===== COLLECTED MATERIAL =====

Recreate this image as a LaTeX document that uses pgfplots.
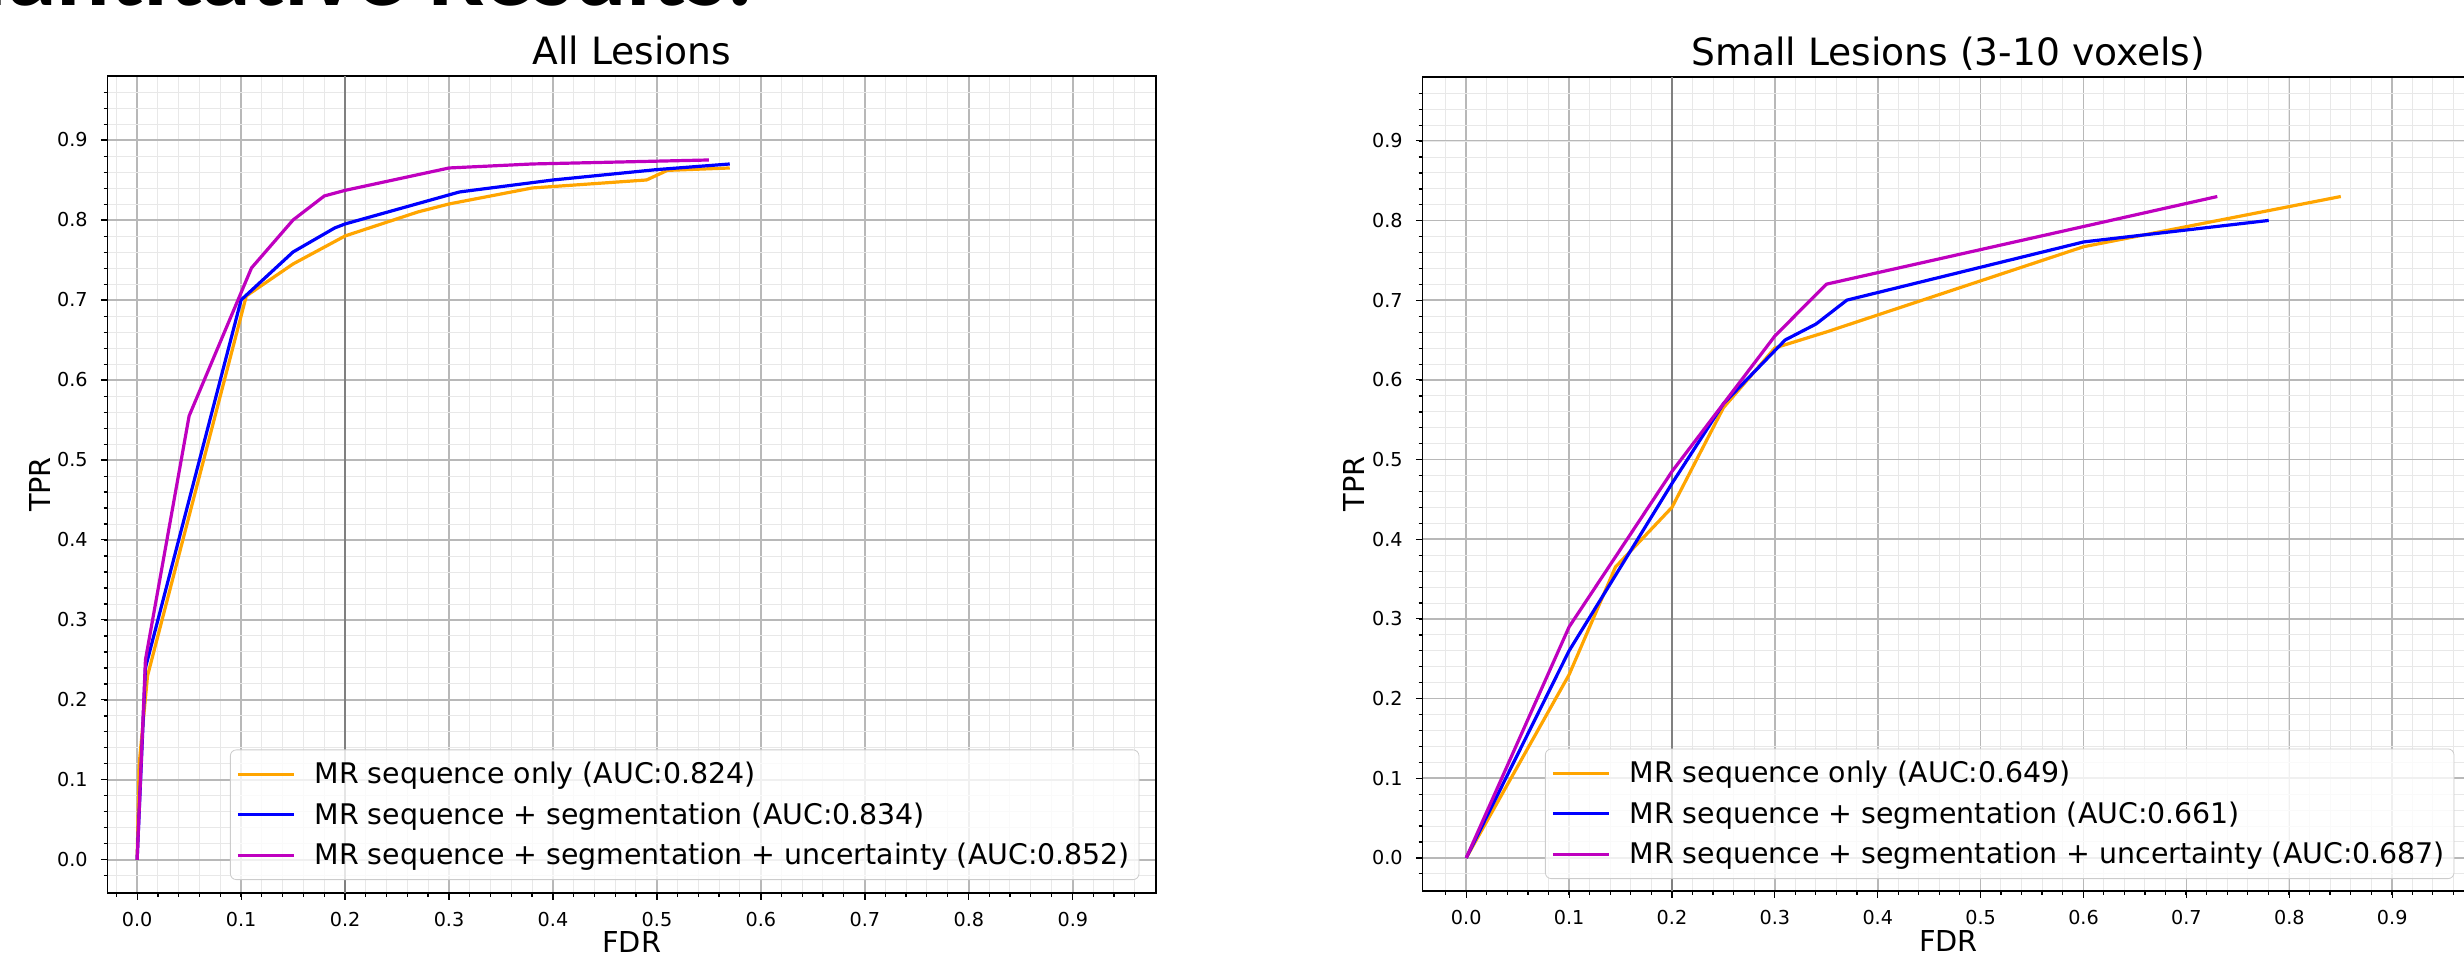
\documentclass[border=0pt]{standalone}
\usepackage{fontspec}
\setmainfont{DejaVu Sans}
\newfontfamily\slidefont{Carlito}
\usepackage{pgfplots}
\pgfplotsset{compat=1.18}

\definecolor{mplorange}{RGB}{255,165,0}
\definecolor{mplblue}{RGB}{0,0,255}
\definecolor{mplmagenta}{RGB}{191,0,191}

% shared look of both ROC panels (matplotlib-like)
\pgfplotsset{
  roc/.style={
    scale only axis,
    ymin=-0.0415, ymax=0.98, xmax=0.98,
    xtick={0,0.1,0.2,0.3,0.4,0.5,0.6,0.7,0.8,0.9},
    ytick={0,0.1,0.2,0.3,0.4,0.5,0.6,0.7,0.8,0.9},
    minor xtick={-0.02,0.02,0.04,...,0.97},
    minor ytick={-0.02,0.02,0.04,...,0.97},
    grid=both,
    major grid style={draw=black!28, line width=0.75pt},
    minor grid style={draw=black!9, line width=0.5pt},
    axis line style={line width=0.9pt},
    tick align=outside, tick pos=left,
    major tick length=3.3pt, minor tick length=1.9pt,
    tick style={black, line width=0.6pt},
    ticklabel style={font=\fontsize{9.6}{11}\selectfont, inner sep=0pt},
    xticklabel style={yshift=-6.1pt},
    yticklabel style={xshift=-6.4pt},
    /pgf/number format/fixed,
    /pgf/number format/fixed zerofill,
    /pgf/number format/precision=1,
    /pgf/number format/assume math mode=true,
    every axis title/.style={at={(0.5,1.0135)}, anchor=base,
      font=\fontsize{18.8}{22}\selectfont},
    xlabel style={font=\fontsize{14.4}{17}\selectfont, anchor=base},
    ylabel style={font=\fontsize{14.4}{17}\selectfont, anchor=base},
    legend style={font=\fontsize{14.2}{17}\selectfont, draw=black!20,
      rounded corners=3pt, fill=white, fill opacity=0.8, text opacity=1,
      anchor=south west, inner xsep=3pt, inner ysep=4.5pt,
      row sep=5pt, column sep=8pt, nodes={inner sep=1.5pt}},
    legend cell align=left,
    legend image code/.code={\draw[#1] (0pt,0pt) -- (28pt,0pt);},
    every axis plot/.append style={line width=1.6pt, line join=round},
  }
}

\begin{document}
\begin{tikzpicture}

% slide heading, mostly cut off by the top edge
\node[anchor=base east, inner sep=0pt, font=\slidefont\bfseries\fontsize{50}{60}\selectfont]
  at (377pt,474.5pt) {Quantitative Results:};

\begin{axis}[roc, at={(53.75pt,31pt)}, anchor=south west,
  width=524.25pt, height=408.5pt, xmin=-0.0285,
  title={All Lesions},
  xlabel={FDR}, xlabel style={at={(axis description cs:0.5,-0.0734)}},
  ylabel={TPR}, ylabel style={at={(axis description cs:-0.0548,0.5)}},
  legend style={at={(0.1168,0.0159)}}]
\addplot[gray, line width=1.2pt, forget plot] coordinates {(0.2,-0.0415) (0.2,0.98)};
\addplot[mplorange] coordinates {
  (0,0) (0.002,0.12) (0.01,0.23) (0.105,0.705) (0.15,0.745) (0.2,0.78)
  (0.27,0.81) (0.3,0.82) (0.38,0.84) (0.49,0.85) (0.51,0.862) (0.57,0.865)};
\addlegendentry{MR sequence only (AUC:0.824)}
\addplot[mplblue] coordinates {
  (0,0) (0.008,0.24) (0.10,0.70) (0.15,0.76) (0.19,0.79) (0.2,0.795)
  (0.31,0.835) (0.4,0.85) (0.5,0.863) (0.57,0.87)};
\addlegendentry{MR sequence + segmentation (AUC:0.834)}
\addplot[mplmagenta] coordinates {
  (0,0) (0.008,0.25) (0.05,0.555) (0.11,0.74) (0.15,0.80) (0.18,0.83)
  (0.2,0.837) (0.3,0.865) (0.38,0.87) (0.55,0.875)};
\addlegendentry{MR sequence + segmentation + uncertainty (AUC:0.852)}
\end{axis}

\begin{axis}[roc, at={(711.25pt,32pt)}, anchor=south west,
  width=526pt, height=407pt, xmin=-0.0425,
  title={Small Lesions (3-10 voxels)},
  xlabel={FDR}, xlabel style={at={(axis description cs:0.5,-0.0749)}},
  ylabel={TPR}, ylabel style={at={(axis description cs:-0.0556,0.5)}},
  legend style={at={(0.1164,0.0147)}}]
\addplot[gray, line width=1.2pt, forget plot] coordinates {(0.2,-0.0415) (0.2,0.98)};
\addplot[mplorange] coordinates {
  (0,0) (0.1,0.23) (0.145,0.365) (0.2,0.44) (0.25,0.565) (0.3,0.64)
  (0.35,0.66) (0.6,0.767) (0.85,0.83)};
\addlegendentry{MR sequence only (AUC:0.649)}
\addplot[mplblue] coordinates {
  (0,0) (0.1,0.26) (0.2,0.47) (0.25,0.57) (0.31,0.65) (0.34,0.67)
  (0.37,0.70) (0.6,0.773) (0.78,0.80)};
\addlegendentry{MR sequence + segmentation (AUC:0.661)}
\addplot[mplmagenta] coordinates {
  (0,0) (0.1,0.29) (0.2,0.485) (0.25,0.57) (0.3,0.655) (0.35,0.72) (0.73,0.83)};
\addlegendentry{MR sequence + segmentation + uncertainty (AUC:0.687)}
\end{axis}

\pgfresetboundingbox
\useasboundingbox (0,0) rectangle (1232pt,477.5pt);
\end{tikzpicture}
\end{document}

=====

## EXERCISE
Report each line of the material above where the word "image" appears.

## CORRECT RESPONSE
Recreate this image as a LaTeX document that uses pgfplots.
    legend image code/.code={\draw[#1] (0pt,0pt) -- (28pt,0pt);},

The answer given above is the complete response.